There clearly is something to what a picture looks like that has us react in specific ways. On the surface, none of the various filters the popular app Instagram offers makes any sense – why produce a clearly artificial looking photograph when you can have something that’s much closer to what the camera’s lens saw? And many of the app’s users grew up never actually experiencing the use of, say, Polaroid Sx-70 film, never having asked a photo lab to cross process film, in fact never even have set foot into an actual photo lab.
But the filters that mimic those effects are popular (let’s call them effects for the sake of simplicity; my use of the term is not intended to be a value statement), and that has got to tell us something. I think most people writing about Instagram photography are making a big mistake when not taking this type of photography at face value (the same goes for “selfies,” the latest art craze).
But clearly applying some effect to a picture doesn’t necessarily guarantee a good picture.
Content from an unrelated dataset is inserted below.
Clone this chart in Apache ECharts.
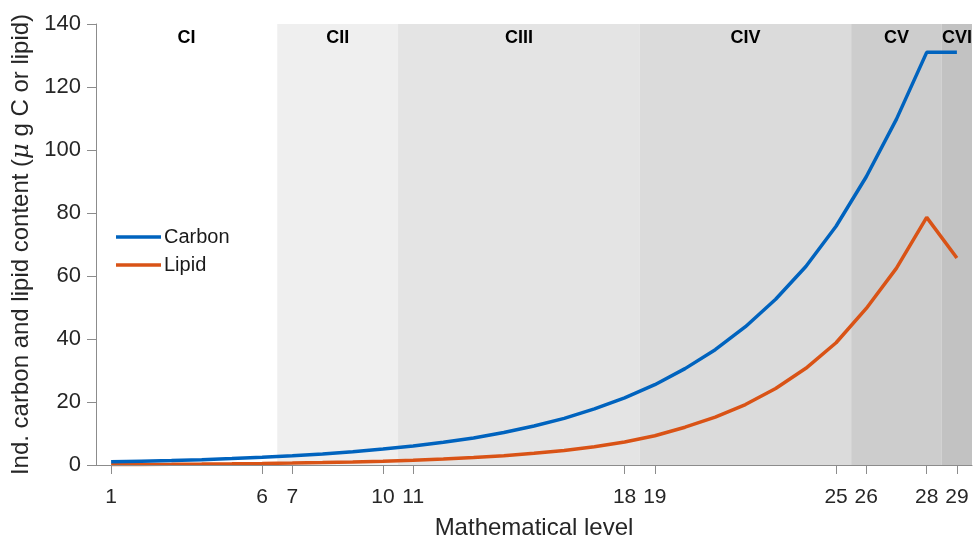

It just guarantees a picture that has that effect slapped on it. Again, this is not a value statement: you could instead use a view camera and still make incredibly bad pictures. You could spend all day, every day, in the darkroom and still make incredibly bad photographs. Quality photographs are not made with effects or gizmos; quality photographs are made by people who have a clear artistic vision. That’s the way this worked in the past, and it will always work that way (even though, I’ll admit, the idea of merit has always been under assault by artists who were much better at networking or hustling than at making good work; I’m sure you can easily think of examples).
I had to think of all of that when looking at Corinna Sauer‘s Home Story. I have a soft spot for these kinds of black-and-white pictures. They’re easy to like. They’re visceral, at least in terms of the way the tonalities are rendered. So I usually go from my initial reaction immediately to trying to look more carefully, to see whether there is something there beyond the visuals. And if yes, what is it I’m drawn to?
Photography is an act of paying attention to very specific details of the world, and Home Story can serve as a very obvious example of how this can work. Parts of the world are being extracted from it, are being given full attention, and the rest is made to fall away. Crucially, while there are many pictures that work well on their own, as a whole, they add up to something even more.
Particular attention is given to gestures, the same gestures that might subconsciously register, but that often are overlooked. Gestures, the way people use their hands and facial expressions, are very hard to deal with photographically. One of the complications appears to be that the moment we are made to look at a gesture, frozen in a photograph, we have to pay attention to something we usually do not think about. And then it gets weird very quickly.
It’s very hard to describe what it is that makes some gestures believable in photographs, but it’s certainly one of the most overlooked skills a photographer can have (the same seems true in many other forms of art: just look at how hands are rendered in painting or sculptures).
It is especially those gestures, the way they are treated photographically by Sauer, that makes Home Story succeed. This is no simple achievement, given that the overall look-and-feel of the visuals themselves focuses the viewer’s attention so much on them. And then, while seemingly often complex, the images all are much simpler than they would seem at first. Unlike in the case of most photojournalistic images that tend to overload the frame with details, here the viewer’s mind finds itself at rest after all, after the initial jolt of the harsh black and white.